Suspending and Resuming a Thread
You can suspend a thread at any time by calling this function:
DWORD SuspendThread (HANDLE hThread);
The only parameter is the handle to the thread to suspend. The value returned is the suspend count for the thread. Windows maintains a suspend count for each thread. Any thread with a suspend count greater than 0 is suspended. Since SuspendThread increments the suspend count, multiple calls to SuspendThread must be matched with an equal number of calls to ResumeThread before a thread is actually scheduled to run. ResumeCount is prototyped as
DWORD ResumeThread (HANDLE hThread);
Here again, the parameter is the handle to the thread and the return value is the previous suspend count. So if ResumeThread returns 1, the thread is no longer suspended.

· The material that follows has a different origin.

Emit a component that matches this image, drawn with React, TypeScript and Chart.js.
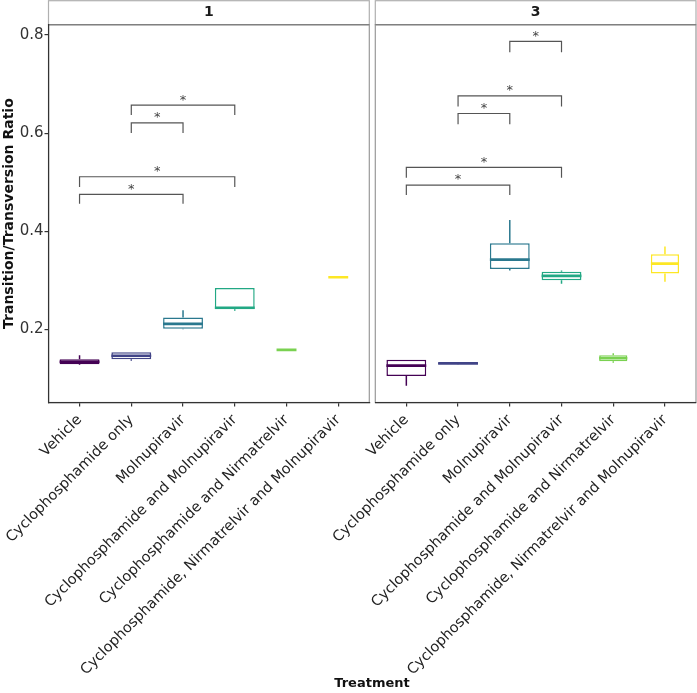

At times, a thread simply wants to kill some time. Since I've already explained why simply spinning in a while loop is a very bad thing to do, you need another way to kill time. The best way to do this is to use this function:
void Sleep (DWORD dwMilliseconds);
Sleep suspends the thread for at least the number of milliseconds specified in the dwMilliseconds parameter. Because the scheduler timer in systems based on Windows CE 3.0 and later has a granularity of 1 millisecond, calls to Sleep with very small values are accurate to 1 millisecond. On systems based on earlier versions of Windows CE, the accuracy of Sleep depends on the period of the scheduler timer, which was typically 25 milliseconds. This strategy is entirely valid, and sometimes it's equally valid to pass a 0 to Sleep. When a thread passes a 0 to Sleep, it gives up its time slice but is rescheduled immediately according to the scheduling rules I described previously.[1] In early versions of Windows CE, a thread’s time quantum was fixed. Typically, the time quantum was set to 25 milliseconds, although this was changeable by the OEM.